Depuis
l’invasion russe en février 2022, la guerre en Ukraine est au centre des
questions de politique étrangère et des médias. Cependant, peu
d’attention a été accordée à une question majeure qui est au cœur du
conflit : qui contrôle les terres agricoles dans le pays connu comme le «
grenier de l’Europe » ?
Ce rapport Guerre et spoliation : la
prise de contrôle des terres agricoles ukrainiennes comble cette lacune
en identifiant les intérêts qui contrôlent les terres agricoles
ukrainiennes, et en présentant une analyse des dynamiques en jeu autour
du régime foncier dans le pays. Cela inclut la très controversée réforme
agraire qui a eu lieu en 2021 dans le cadre du programme d’ajustement
structurel lancé sous les auspices des institutions financières
occidentales, après l’installation d’un gouvernement pro-Union
européenne (UE) à la suite de la révolution de Maïdan en 2014.
Avec
33 millions d’hectares de terres arables, l’Ukraine possède de vastes
étendues de terres agricoles parmi les plus fertiles du monde. Depuis le
début des années 1990, des privatisations malavisées et une gouvernance
corrompue ont concentré les terres entre les mains d’une nouvelle
classe oligarchique.
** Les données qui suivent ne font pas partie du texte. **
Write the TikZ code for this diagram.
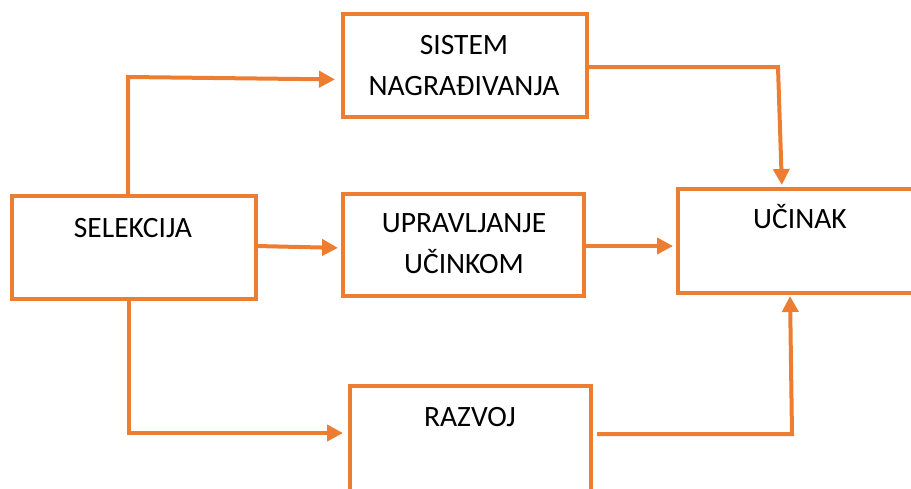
\documentclass[tikz,border=0pt]{standalone}
\usepackage{fontspec}
\setmainfont{Carlito}
\usetikzlibrary{arrows.meta}
\definecolor{accent}{HTML}{ED7D31}
\begin{document}
\begin{tikzpicture}[x=1pt,y=-1pt,
  box/.style={draw=accent, line width=4pt, minimum width=244pt,
    minimum height=103pt, inner sep=0pt, outer sep=0pt, anchor=north west},
  lbl/.style={font=\fontsize{29.5}{35}\selectfont, text=black, inner sep=0pt, anchor=base},
  conn/.style={draw=accent, line width=4pt, line join=miter,
    -{Triangle[length=16pt,width=16pt]}}]
\useasboundingbox (0,0) rectangle (911,488);
\clip (0,0) rectangle (911,488);

% boxes
\node[box] (sel) at (12,196) {};
\node[box] (sis) at (343,14) {};
\node[box, minimum width=241pt, minimum height=102pt] (upr) at (343,194) {};
\node[box, minimum height=104pt] (uci) at (678,189) {};
\node[box, minimum width=241pt, minimum height=115pt] (raz) at (350,386) {};

% labels
\node[lbl] (selT) at (133,237) {SELEKCIJA};
\node[lbl] (sisA) at (464,54) {SISTEM};
\node[lbl] (sisB) at (464,95) {NAGRAĐIVANJA};
\node[lbl] (uprA) at (464,232) {UPRAVLJANJE};
\node[lbl] (uprB) at (464,273) {UČINKOM};
\node[lbl] (uciT) at (800,228) {UČINAK};
\node[lbl] (razT) at (470,426) {RAZVOJ};

% corners of the elbow connectors
\coordinate (k1) at (128,77);
\coordinate (k2) at (778,67);
\coordinate (k5) at (129,433);
\coordinate (k6) at (792,434);

% connectors
\draw[conn, shorten >=8pt] (sel.north -| k1) -- (k1) -- ([yshift=-14pt]sis.west);
\draw[conn, shorten >=4pt] ([yshift=-1.5pt]sis.east) -- (k2) -- ([xshift=-18pt]uci.north);
\draw[conn, shorten >=5pt] ([yshift=1.5pt]sel.east) -- ([yshift=-3pt]upr.west);
\draw[conn, shorten >=5pt] ([yshift=-1pt]upr.east) -- ([yshift=-1pt]upr.east -| uci.west);
\draw[conn, shorten >=7pt] (sel.south -| k5) -- (k5) -- (k5 -| raz.west);
\draw[conn, shorten <=6pt, shorten >=3pt] (raz.east |- k6) -- (k6) -- ([xshift=-10pt]uci.south);
\end{tikzpicture}
\end{document}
Environ 4,3 millions d’hectares sont consacrés à
l’agriculture industrielle, la majeure partie, soit trois millions
d’hectares, étant aux mains d’une douzaine de grandes entreprises
agroalimentaires. En outre, selon le gouvernement, environ cinq millions
d’hectares - la taille de deux Crimée - ont été “volés” à l’État
ukrainien par des intérêts privés. La superficie totale des terres
contrôlées par les oligarques, des individus corrompus et les grandes
entreprises agroalimentaires s’élève donc à plus de neuf millions
d’hectares, soit plus de 28 % des terres arables du pays. Le reste est
utilisé par plus de huit millions d’agriculteurs ukrainiens.
Ceux
qui contrôlent les terres ukrainiennes aujourd’hui sont un mélange
d’oligarques et d’intérêts étrangers divers - principalement européens
et nord-américains, y compris un fonds d’investissement privé basé aux
États-Unis et le fonds souverain d’Arabie Saoudite. À l’exception d’une
seule, les dix sociétés qui contrôlent le plus de terres sont
enregistrées à l’étranger, principalement dans des paradis fiscaux tels
que Chypre ou le Luxembourg. Même lorsqu’elles sont dirigées et encore
largement contrôlées par un oligarque fondateur, un certain nombre de
ces entreprises sont entrées en bourse, des banques et des fonds
d’investissement occidentaux contrôlant désormais une part importante de
leurs actions.
Le rapport identifie de nombreux investisseurs de
premier plan, notamment le groupe Vanguard, Kopernic Global Investors,
BNP Asset Management Holding, NN Investment Partners Holdings (filiale
de Goldman Sachs), et Norges Bank Investment Management qui gère le
fonds souverain norvégien. Plusieurs grands fonds de pension, de
fondations et de fonds de dotations universitaires américains ont
également investi dans les terres ukrainiennes par l’intermédiaire de
NCH Capital, un fonds d’investissement privé basé aux Etats-Unis qui est
le cinquième détenteur foncier de l’Ukraine.